→ **Direction**
Reproduce nothing but the lines from the start of the material through the line that includes "(9,7) -- (930,7);", both ends included, and omit every picture.

→ **Material provided**
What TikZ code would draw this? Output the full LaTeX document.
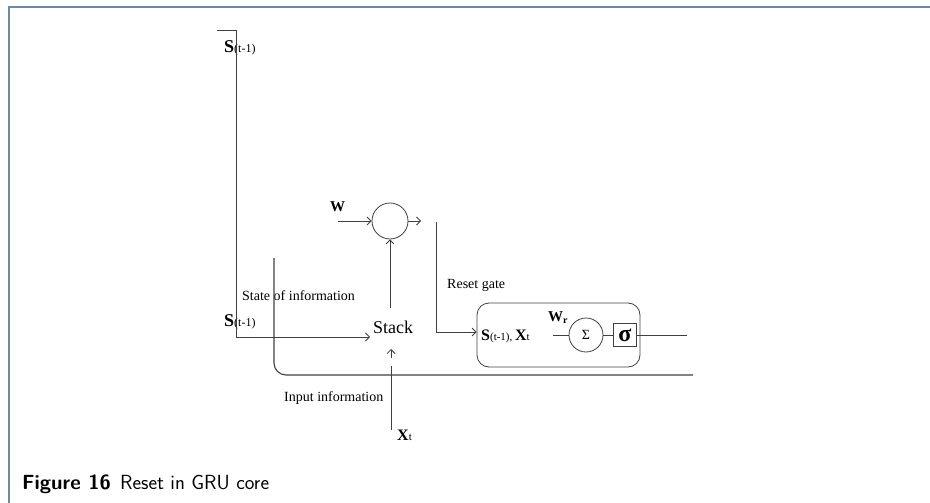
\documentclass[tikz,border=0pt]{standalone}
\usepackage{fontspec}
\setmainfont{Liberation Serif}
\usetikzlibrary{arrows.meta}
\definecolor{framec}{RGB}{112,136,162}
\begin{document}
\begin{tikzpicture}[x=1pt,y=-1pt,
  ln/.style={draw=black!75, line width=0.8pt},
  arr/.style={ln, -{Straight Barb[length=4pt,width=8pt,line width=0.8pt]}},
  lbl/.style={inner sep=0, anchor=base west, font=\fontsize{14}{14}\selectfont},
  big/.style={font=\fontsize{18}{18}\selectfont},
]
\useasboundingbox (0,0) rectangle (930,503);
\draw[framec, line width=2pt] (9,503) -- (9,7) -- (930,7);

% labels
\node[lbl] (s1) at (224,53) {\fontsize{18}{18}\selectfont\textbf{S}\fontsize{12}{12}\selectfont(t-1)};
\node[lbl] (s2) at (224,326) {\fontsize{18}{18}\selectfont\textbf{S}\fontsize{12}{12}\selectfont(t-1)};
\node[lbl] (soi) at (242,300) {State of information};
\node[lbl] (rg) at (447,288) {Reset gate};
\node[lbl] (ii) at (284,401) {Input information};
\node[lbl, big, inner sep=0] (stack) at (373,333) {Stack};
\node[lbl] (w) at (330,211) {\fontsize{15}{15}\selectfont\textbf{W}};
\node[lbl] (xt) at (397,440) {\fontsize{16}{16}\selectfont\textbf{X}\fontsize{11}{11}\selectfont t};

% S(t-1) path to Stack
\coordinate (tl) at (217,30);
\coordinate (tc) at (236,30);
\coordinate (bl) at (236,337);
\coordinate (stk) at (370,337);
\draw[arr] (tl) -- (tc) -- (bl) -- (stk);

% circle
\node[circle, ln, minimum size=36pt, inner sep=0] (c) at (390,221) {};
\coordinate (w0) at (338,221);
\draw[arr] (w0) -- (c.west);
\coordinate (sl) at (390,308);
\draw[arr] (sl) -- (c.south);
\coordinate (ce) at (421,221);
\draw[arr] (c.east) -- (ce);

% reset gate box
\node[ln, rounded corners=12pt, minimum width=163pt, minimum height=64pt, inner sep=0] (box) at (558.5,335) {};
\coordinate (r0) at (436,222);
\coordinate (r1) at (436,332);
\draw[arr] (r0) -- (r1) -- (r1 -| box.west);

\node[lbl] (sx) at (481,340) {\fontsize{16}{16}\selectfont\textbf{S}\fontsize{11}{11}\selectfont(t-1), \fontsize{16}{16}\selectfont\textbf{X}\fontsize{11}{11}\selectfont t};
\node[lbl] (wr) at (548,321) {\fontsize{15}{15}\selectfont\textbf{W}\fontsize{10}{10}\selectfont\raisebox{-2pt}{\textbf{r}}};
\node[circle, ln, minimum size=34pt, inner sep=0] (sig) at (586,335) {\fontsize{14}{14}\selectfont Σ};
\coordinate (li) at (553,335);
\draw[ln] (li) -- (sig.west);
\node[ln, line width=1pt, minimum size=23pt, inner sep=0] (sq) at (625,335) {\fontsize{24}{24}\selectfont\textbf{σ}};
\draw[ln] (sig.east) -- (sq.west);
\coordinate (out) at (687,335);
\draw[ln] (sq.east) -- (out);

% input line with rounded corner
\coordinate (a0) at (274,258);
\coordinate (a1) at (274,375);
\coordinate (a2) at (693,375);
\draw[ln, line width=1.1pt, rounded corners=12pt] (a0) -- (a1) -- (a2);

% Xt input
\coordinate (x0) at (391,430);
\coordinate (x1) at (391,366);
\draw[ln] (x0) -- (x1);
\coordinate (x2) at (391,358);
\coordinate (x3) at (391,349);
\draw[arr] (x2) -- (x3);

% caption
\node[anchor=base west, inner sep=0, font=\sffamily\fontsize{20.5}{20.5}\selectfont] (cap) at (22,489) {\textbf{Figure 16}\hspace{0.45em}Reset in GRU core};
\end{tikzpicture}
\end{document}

→ **Exercise solution**
What TikZ code would draw this? Output the full LaTeX document.
\documentclass[tikz,border=0pt]{standalone}
\usepackage{fontspec}
\setmainfont{Liberation Serif}
\usetikzlibrary{arrows.meta}
\definecolor{framec}{RGB}{112,136,162}
\begin{document}
\begin{tikzpicture}[x=1pt,y=-1pt,
  ln/.style={draw=black!75, line width=0.8pt},
  arr/.style={ln, -{Straight Barb[length=4pt,width=8pt,line width=0.8pt]}},
  lbl/.style={inner sep=0, anchor=base west, font=\fontsize{14}{14}\selectfont},
  big/.style={font=\fontsize{18}{18}\selectfont},
]
\useasboundingbox (0,0) rectangle (930,503);
\draw[framec, line width=2pt] (9,503) -- (9,7) -- (930,7);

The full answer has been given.